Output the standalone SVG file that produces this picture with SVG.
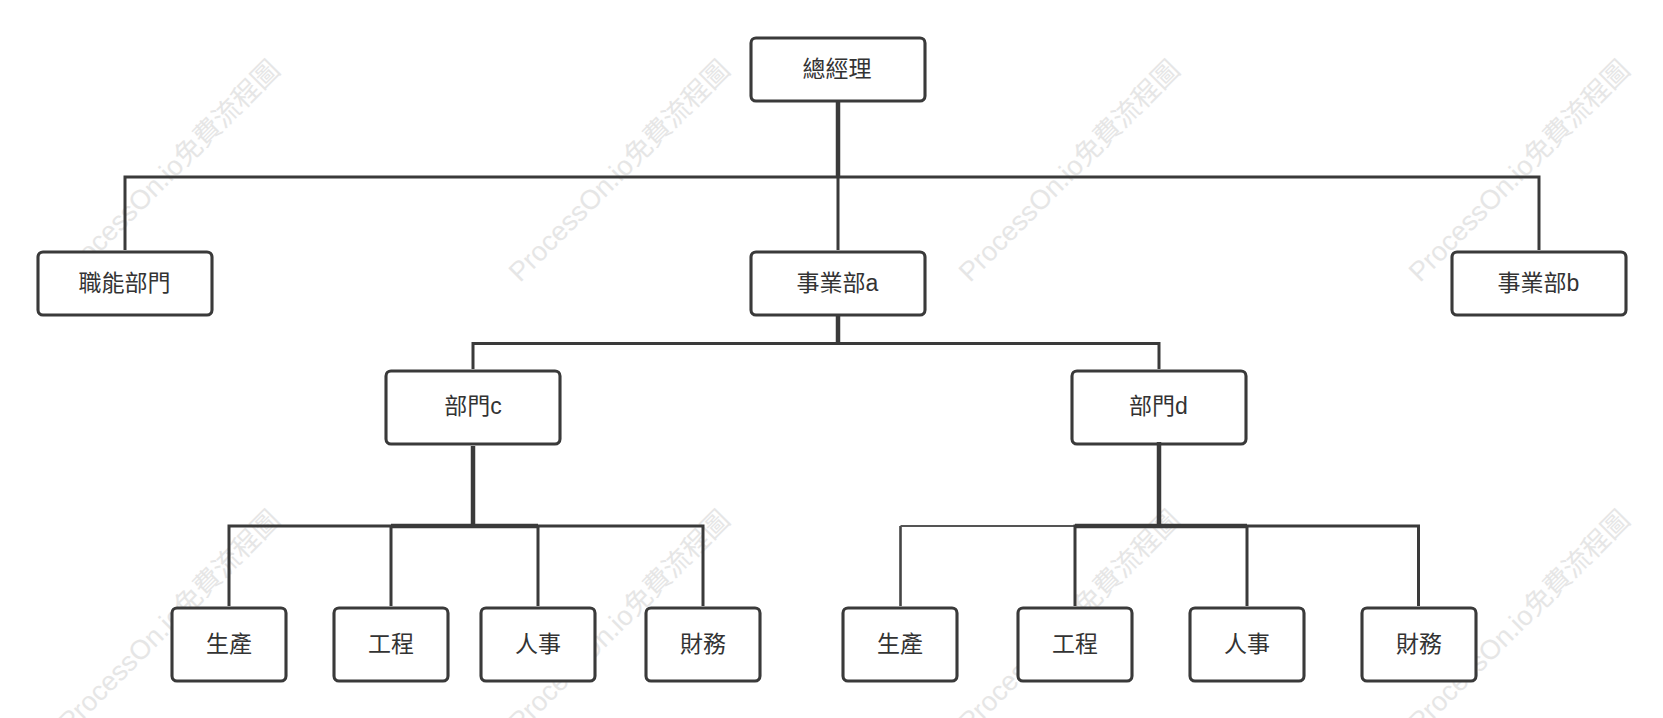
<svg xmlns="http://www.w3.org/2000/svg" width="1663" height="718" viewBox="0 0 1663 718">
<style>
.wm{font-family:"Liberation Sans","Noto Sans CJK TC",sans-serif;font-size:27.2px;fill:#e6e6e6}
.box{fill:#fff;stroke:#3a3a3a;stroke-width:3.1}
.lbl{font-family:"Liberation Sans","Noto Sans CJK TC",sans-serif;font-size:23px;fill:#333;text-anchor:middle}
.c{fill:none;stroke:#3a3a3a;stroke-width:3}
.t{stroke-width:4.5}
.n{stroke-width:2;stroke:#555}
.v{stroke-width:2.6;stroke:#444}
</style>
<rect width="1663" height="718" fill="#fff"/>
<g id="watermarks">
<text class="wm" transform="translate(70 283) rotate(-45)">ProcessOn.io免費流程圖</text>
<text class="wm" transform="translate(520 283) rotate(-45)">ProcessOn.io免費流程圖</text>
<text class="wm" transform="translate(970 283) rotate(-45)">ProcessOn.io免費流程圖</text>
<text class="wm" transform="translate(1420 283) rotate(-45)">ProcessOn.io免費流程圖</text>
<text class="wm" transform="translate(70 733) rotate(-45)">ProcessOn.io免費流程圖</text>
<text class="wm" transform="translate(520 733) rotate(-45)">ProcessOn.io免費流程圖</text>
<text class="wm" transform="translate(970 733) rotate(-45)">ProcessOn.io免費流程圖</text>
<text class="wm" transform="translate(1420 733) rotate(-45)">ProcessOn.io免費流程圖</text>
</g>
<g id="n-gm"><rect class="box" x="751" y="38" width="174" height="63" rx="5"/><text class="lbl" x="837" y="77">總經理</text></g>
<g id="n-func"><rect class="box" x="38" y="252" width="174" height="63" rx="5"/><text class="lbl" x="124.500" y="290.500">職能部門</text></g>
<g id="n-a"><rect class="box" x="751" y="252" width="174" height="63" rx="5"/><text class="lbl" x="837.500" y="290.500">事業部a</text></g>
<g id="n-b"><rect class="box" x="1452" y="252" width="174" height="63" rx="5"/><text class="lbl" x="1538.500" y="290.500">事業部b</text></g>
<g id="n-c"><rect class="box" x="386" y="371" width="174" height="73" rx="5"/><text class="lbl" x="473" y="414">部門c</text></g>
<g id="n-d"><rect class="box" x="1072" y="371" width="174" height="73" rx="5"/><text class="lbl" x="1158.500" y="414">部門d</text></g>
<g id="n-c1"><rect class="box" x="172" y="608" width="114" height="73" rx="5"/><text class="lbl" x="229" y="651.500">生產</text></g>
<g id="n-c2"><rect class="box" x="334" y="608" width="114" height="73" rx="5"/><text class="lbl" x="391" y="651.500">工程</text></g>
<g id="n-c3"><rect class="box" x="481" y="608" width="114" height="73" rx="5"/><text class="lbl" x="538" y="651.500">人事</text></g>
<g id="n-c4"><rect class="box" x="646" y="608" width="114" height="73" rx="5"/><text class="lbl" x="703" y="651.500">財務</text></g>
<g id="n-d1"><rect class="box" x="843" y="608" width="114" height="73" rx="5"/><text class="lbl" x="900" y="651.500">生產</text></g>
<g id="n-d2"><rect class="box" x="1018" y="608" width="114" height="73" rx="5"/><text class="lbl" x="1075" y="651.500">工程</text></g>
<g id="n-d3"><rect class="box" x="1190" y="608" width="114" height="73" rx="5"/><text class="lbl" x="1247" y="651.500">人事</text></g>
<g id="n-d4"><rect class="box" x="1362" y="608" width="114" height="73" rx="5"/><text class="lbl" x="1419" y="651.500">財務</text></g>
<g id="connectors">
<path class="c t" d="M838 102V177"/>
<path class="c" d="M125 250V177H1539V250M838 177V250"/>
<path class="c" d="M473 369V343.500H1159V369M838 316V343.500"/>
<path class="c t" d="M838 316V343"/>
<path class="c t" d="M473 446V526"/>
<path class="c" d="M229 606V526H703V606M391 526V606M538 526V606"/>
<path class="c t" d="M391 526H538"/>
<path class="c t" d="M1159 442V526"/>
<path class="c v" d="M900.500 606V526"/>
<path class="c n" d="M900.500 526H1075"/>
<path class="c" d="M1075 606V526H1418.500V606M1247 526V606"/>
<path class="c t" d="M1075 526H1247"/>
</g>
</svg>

::::

- [DIRECTION]: Leave the pictures out, and print every line of the listing exactly as written.

- [EXERCISE OUTPUT]:
Output the standalone SVG file that produces this picture with SVG.
<svg xmlns="http://www.w3.org/2000/svg" width="1663" height="718" viewBox="0 0 1663 718">
<style>
.wm{font-family:"Liberation Sans","Noto Sans CJK TC",sans-serif;font-size:27.2px;fill:#e6e6e6}
.box{fill:#fff;stroke:#3a3a3a;stroke-width:3.1}
.lbl{font-family:"Liberation Sans","Noto Sans CJK TC",sans-serif;font-size:23px;fill:#333;text-anchor:middle}
.c{fill:none;stroke:#3a3a3a;stroke-width:3}
.t{stroke-width:4.5}
.n{stroke-width:2;stroke:#555}
.v{stroke-width:2.6;stroke:#444}
</style>
<rect width="1663" height="718" fill="#fff"/>
<g id="watermarks">
<text class="wm" transform="translate(70 283) rotate(-45)">ProcessOn.io免費流程圖</text>
<text class="wm" transform="translate(520 283) rotate(-45)">ProcessOn.io免費流程圖</text>
<text class="wm" transform="translate(970 283) rotate(-45)">ProcessOn.io免費流程圖</text>
<text class="wm" transform="translate(1420 283) rotate(-45)">ProcessOn.io免費流程圖</text>
<text class="wm" transform="translate(70 733) rotate(-45)">ProcessOn.io免費流程圖</text>
<text class="wm" transform="translate(520 733) rotate(-45)">ProcessOn.io免費流程圖</text>
<text class="wm" transform="translate(970 733) rotate(-45)">ProcessOn.io免費流程圖</text>
<text class="wm" transform="translate(1420 733) rotate(-45)">ProcessOn.io免費流程圖</text>
</g>
<g id="n-gm"><rect class="box" x="751" y="38" width="174" height="63" rx="5"/><text class="lbl" x="837" y="77">總經理</text></g>
<g id="n-func"><rect class="box" x="38" y="252" width="174" height="63" rx="5"/><text class="lbl" x="124.500" y="290.500">職能部門</text></g>
<g id="n-a"><rect class="box" x="751" y="252" width="174" height="63" rx="5"/><text class="lbl" x="837.500" y="290.500">事業部a</text></g>
<g id="n-b"><rect class="box" x="1452" y="252" width="174" height="63" rx="5"/><text class="lbl" x="1538.500" y="290.500">事業部b</text></g>
<g id="n-c"><rect class="box" x="386" y="371" width="174" height="73" rx="5"/><text class="lbl" x="473" y="414">部門c</text></g>
<g id="n-d"><rect class="box" x="1072" y="371" width="174" height="73" rx="5"/><text class="lbl" x="1158.500" y="414">部門d</text></g>
<g id="n-c1"><rect class="box" x="172" y="608" width="114" height="73" rx="5"/><text class="lbl" x="229" y="651.500">生產</text></g>
<g id="n-c2"><rect class="box" x="334" y="608" width="114" height="73" rx="5"/><text class="lbl" x="391" y="651.500">工程</text></g>
<g id="n-c3"><rect class="box" x="481" y="608" width="114" height="73" rx="5"/><text class="lbl" x="538" y="651.500">人事</text></g>
<g id="n-c4"><rect class="box" x="646" y="608" width="114" height="73" rx="5"/><text class="lbl" x="703" y="651.500">財務</text></g>
<g id="n-d1"><rect class="box" x="843" y="608" width="114" height="73" rx="5"/><text class="lbl" x="900" y="651.500">生產</text></g>
<g id="n-d2"><rect class="box" x="1018" y="608" width="114" height="73" rx="5"/><text class="lbl" x="1075" y="651.500">工程</text></g>
<g id="n-d3"><rect class="box" x="1190" y="608" width="114" height="73" rx="5"/><text class="lbl" x="1247" y="651.500">人事</text></g>
<g id="n-d4"><rect class="box" x="1362" y="608" width="114" height="73" rx="5"/><text class="lbl" x="1419" y="651.500">財務</text></g>
<g id="connectors">
<path class="c t" d="M838 102V177"/>
<path class="c" d="M125 250V177H1539V250M838 177V250"/>
<path class="c" d="M473 369V343.500H1159V369M838 316V343.500"/>
<path class="c t" d="M838 316V343"/>
<path class="c t" d="M473 446V526"/>
<path class="c" d="M229 606V526H703V606M391 526V606M538 526V606"/>
<path class="c t" d="M391 526H538"/>
<path class="c t" d="M1159 442V526"/>
<path class="c v" d="M900.500 606V526"/>
<path class="c n" d="M900.500 526H1075"/>
<path class="c" d="M1075 606V526H1418.500V606M1247 526V606"/>
<path class="c t" d="M1075 526H1247"/>
</g>
</svg>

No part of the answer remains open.